Place and Date of Trial/Hearing:

Kelowna, B.C.

February 13, 2014

Place and Date of Judgment:

Kelowna, B.C.

March 10, 2014



Mr. Morice sued the Toronto-Dominion Bank for injuries he says he
sustained when he fell outside of one of the Bank’s branch offices. Much time
has passed since his writ was issued, yet little has been accomplished on the
file. The Bank now applies for an order that Mr. Morice’s action be dismissed
for want of prosecution.

If Mr. Morice succeeds in his defence of the application to
dismiss, Mr. Morice next applies to add as a defendant the landlord of the
shopping mall where he says his accident happened. This application comes long
after expiry of the limitation period for his claim against the landlord.

The Facts

Mr. Morice alleges that on January 6, 2005 he suffered a serious
back injury as a result of slipping and falling on ice in the parking lot
outside of a branch office of the T.D. Canada Trust. The office was located in
a shopping mall on land owned by the Westbank First Nation in what is now the
District of West Kelowna.

Mr. Morice appears not to have reported his fall or his injury to
anyone at the T.D. Bank or to anyone having anything to do with the management
or maintenance of the mall’s parking lot and sidewalks.

In or around September 2006, Mr. Morice retained the solicitor Mr. Levin
to represent him in a claim for damages caused by his injury. Mr. Morice
instructed Mr. Levin to advance his claim without delay. Mr. Morice
was an older unsophisticated gentleman with a grade 10 education. He knew
nothing of legal process. Throughout, Mr. Morice has relied on Mr. Levin
to properly prosecute his claim.

On December 22, 2006, Mr. Levin filed a writ of summons and statement
of claim. Mr. Levin named only the T.D. Bank as defendant. Mr. Levin
made no investigation into the ownership of the shopping mall. Nor did Mr. Levin
investigate whether the T.D. Bank was responsible for maintenance of the
parking lot and sidewalk near its office.

The T.D. Bank was served with the writ. On January 16, 2007, the T.D. Bank
filed a statement of defence. In its defence, the T.D. Bank asserted that it
was not an occupier of the portion of the mall where Mr. Morice alleges
that he fell. The T.D. Bank asserted in the alternative that if it was an
occupier, then it had put in place a reasonable regimen of inspection and
maintenance.
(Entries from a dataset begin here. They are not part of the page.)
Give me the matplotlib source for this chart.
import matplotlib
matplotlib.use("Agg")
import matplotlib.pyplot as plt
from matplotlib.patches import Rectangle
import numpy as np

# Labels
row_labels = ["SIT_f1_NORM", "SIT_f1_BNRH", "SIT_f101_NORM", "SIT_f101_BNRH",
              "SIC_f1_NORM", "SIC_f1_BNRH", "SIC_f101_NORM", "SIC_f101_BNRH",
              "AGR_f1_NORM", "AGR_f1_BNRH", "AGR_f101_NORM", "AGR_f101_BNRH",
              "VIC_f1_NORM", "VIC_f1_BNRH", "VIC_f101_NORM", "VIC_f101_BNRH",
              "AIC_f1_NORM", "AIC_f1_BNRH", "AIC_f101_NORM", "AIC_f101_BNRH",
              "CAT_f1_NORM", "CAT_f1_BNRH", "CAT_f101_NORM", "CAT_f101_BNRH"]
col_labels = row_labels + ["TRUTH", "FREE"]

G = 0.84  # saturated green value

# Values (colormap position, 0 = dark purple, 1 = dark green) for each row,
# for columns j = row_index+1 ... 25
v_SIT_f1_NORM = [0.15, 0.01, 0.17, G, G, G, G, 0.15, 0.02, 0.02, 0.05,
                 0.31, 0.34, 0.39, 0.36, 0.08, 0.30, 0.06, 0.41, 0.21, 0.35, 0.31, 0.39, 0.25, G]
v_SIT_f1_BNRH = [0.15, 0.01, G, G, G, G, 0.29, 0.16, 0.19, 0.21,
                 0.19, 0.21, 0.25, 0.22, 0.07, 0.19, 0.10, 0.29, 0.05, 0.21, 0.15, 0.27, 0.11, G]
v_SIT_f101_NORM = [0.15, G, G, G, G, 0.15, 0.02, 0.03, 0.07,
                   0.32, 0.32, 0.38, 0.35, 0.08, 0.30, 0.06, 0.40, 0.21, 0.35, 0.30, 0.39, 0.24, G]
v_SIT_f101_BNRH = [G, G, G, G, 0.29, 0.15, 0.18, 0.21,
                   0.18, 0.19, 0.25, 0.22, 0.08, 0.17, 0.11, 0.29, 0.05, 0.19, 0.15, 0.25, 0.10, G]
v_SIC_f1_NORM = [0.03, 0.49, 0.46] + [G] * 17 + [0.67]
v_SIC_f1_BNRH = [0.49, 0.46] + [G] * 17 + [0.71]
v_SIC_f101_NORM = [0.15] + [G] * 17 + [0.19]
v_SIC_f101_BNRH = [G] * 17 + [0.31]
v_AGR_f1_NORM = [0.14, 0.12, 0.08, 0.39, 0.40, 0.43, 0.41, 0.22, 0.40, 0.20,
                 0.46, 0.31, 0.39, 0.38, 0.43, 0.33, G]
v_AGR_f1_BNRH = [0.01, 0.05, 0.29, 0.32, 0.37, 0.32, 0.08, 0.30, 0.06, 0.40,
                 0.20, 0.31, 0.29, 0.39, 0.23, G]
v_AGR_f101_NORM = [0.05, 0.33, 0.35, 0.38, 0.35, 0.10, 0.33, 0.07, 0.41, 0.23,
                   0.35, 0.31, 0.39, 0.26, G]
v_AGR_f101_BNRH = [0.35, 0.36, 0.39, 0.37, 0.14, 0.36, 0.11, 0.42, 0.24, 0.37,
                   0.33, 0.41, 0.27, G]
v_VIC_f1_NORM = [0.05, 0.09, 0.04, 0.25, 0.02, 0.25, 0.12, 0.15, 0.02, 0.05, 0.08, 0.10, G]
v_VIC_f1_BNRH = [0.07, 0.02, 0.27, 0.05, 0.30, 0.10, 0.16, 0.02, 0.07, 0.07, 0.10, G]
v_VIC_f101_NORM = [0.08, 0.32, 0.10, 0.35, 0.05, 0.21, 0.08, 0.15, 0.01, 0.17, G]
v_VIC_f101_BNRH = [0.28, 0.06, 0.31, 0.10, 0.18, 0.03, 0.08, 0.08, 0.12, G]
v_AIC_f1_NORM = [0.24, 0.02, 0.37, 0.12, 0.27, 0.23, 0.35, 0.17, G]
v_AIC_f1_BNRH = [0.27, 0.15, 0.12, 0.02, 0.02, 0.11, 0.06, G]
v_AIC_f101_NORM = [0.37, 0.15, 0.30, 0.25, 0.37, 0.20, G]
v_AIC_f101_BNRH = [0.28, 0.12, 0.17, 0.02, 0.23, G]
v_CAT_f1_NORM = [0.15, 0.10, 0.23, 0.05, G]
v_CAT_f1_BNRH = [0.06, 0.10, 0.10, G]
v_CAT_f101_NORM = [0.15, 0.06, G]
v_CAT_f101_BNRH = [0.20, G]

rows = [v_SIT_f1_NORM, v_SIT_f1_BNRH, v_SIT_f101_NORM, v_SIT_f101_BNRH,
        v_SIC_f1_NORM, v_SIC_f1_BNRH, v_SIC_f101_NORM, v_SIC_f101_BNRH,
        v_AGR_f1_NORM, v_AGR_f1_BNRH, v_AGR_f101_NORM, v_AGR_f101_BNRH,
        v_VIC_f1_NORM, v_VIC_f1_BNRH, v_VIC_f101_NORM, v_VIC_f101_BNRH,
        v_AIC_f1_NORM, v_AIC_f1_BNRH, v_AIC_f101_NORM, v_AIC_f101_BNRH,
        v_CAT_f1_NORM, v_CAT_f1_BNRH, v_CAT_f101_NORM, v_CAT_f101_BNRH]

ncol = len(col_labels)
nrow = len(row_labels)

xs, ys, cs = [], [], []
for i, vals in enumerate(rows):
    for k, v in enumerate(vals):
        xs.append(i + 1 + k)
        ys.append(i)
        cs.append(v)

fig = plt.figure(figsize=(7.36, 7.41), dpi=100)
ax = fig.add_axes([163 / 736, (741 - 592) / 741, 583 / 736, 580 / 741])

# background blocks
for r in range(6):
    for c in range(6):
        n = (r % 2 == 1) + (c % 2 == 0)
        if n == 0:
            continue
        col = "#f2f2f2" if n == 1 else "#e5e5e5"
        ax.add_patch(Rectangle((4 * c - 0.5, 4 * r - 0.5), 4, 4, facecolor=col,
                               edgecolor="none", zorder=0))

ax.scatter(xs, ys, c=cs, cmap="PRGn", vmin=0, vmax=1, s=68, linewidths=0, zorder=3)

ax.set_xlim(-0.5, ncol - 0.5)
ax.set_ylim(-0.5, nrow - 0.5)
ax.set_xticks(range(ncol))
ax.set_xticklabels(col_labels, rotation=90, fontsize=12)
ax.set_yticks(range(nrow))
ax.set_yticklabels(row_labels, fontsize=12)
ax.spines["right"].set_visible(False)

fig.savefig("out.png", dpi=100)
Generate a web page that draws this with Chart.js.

Along with the statement of defence, the T.D. Bank delivered to Mr. Levin
a demand for discovery of Mr. Morice’s documents.

As noted, the shopping mall was owned by the Westbank First Nation. In
April 2007, the T.D. Bank ’s lawyer advised Mr. Levin that the T.D. Bank was
a sub‑tenant in the mall, and suggested that the mall’s head lessor might
possibly be a proper party to the litigation. Along with that advice, the T.D.
Bank ’s lawyer sent an offer to lease between the Westbank First Nation and a
company known as Grid Communications Inc. At the same time, T.D. Bank ’s
counsel sought discovery dates from Mr. Levin.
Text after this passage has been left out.